#### [Dataset]

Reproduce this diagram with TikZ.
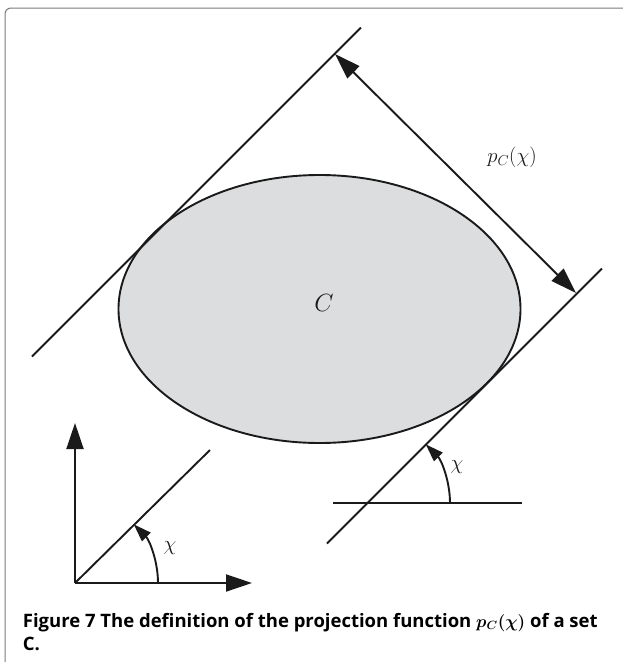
\documentclass[tikz,border=0pt]{standalone}
\usepackage{fontspec}
\setsansfont{Open Sans}
\usetikzlibrary{arrows.meta}
\definecolor{ellfill}{HTML}{DCDDDF}
\definecolor{framegray}{HTML}{7A7A7A}
\definecolor{ink}{HTML}{1A1A1A}
\begin{document}
\begin{tikzpicture}[x=1pt,y=-1pt,
  line width=1.9pt, draw=ink,
  bigtip/.style={-{Triangle[length=26pt,width=17pt]}},
  bigboth/.style={{Triangle[length=26pt,width=17pt]}-{Triangle[length=26pt,width=17pt]}},
  smalltip/.style={-{Triangle[length=18pt,width=12pt]}},
  lbl/.style={inner sep=0pt, text=ink},
  capfont/.style={font=\sffamily\bfseries\fontsize{18.5}{23}\selectfont, inner sep=0pt, anchor=base west}]
\useasboundingbox (0,0) rectangle (623,662);
% frame
\draw[framegray, line width=1pt, rounded corners=6pt] (5,662) -- (5,8) -- (623,8);
% ellipse
\draw[ink, fill=ellfill] (319.5,309) ellipse [x radius=201, y radius=134];
\node[lbl, font=\fontsize{25}{29}\selectfont] (setC) at (324,303) {$C$};
% tangent lines
\coordinate (u1) at (32,356.5);
\coordinate (u2) at (361,27.5);
\coordinate (l1) at (327,543.5);
\coordinate (l2) at (602,268.5);
\draw (u1) -- (u2);
\draw (l1) -- (l2);
% dimension arrow
\coordinate (dA) at (335,54);
\coordinate (dB) at (576,293);
\draw[bigboth] (dA) -- (dB);
\node[lbl, font=\fontsize{21}{25}\selectfont] (pc) at (512,157) {$p_C(\chi)$};
% right angle
\coordinate (h1) at (333,503);
\coordinate (h2) at (522,503);
\draw (h1) -- (h2);
\coordinate (rc) at (367,503);
\draw[smalltip] ([xshift=83pt]rc) arc[start angle=0, end angle=-45, radius=83];
\node[lbl, font=\fontsize{21}{25}\selectfont] (chiR) at (457,467) {$\chi$};
% axes
\coordinate (o) at (75,583);
\coordinate (ytip) at (75,423);
\coordinate (xtip) at (252,583);
\coordinate (dtip) at (210,450);
\draw[bigtip] (o) -- (ytip);
\draw[bigtip] (o) -- (xtip);
\draw (o) -- (dtip);
\draw[smalltip] ([xshift=83pt]o) arc[start angle=0, end angle=-45, radius=83];
\node[lbl, font=\fontsize{21}{25}\selectfont] (chiL) at (170,548) {$\chi$};
% caption
\node[capfont] (cap1) at (22,627) {Figure 7 The definition of the projection function {\boldmath$p_C(\chi)$} of a set};
\node[capfont] (cap2) at (22,650) {C.};
\end{tikzpicture}
\end{document}
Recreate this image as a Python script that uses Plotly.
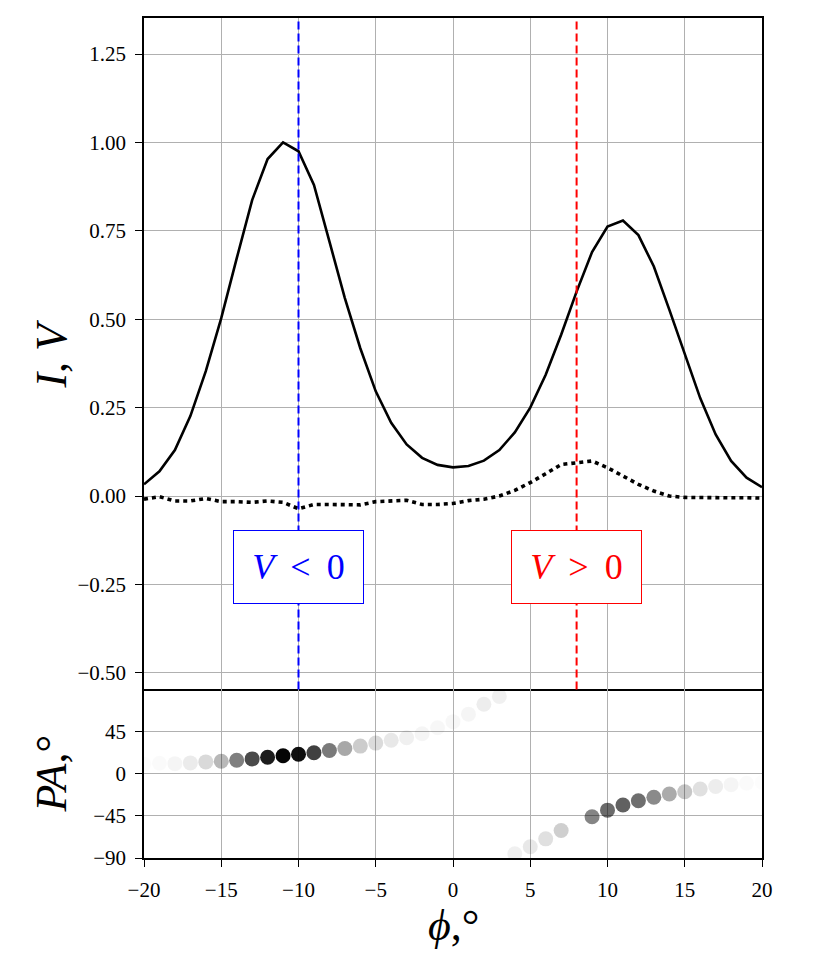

#### [Your task]
Output all the records, word for word, with no pictures in the copy.

#### [Expected answer]
Reproduce this diagram with TikZ.
\documentclass[tikz,border=0pt]{standalone}
\usepackage{fontspec}
\setsansfont{Open Sans}
\usetikzlibrary{arrows.meta}
\definecolor{ellfill}{HTML}{DCDDDF}
\definecolor{framegray}{HTML}{7A7A7A}
\definecolor{ink}{HTML}{1A1A1A}
\begin{document}
\begin{tikzpicture}[x=1pt,y=-1pt,
  line width=1.9pt, draw=ink,
  bigtip/.style={-{Triangle[length=26pt,width=17pt]}},
  bigboth/.style={{Triangle[length=26pt,width=17pt]}-{Triangle[length=26pt,width=17pt]}},
  smalltip/.style={-{Triangle[length=18pt,width=12pt]}},
  lbl/.style={inner sep=0pt, text=ink},
  capfont/.style={font=\sffamily\bfseries\fontsize{18.5}{23}\selectfont, inner sep=0pt, anchor=base west}]
\useasboundingbox (0,0) rectangle (623,662);
% frame
\draw[framegray, line width=1pt, rounded corners=6pt] (5,662) -- (5,8) -- (623,8);
% ellipse
\draw[ink, fill=ellfill] (319.5,309) ellipse [x radius=201, y radius=134];
\node[lbl, font=\fontsize{25}{29}\selectfont] (setC) at (324,303) {$C$};
% tangent lines
\coordinate (u1) at (32,356.5);
\coordinate (u2) at (361,27.5);
\coordinate (l1) at (327,543.5);
\coordinate (l2) at (602,268.5);
\draw (u1) -- (u2);
\draw (l1) -- (l2);
% dimension arrow
\coordinate (dA) at (335,54);
\coordinate (dB) at (576,293);
\draw[bigboth] (dA) -- (dB);
\node[lbl, font=\fontsize{21}{25}\selectfont] (pc) at (512,157) {$p_C(\chi)$};
% right angle
\coordinate (h1) at (333,503);
\coordinate (h2) at (522,503);
\draw (h1) -- (h2);
\coordinate (rc) at (367,503);
\draw[smalltip] ([xshift=83pt]rc) arc[start angle=0, end angle=-45, radius=83];
\node[lbl, font=\fontsize{21}{25}\selectfont] (chiR) at (457,467) {$\chi$};
% axes
\coordinate (o) at (75,583);
\coordinate (ytip) at (75,423);
\coordinate (xtip) at (252,583);
\coordinate (dtip) at (210,450);
\draw[bigtip] (o) -- (ytip);
\draw[bigtip] (o) -- (xtip);
\draw (o) -- (dtip);
\draw[smalltip] ([xshift=83pt]o) arc[start angle=0, end angle=-45, radius=83];
\node[lbl, font=\fontsize{21}{25}\selectfont] (chiL) at (170,548) {$\chi$};
% caption
\node[capfont] (cap1) at (22,627) {Figure 7 The definition of the projection function {\boldmath$p_C(\chi)$} of a set};
\node[capfont] (cap2) at (22,650) {C.};
\end{tikzpicture}
\end{document}
Recreate this image as a Python script that uses Plotly.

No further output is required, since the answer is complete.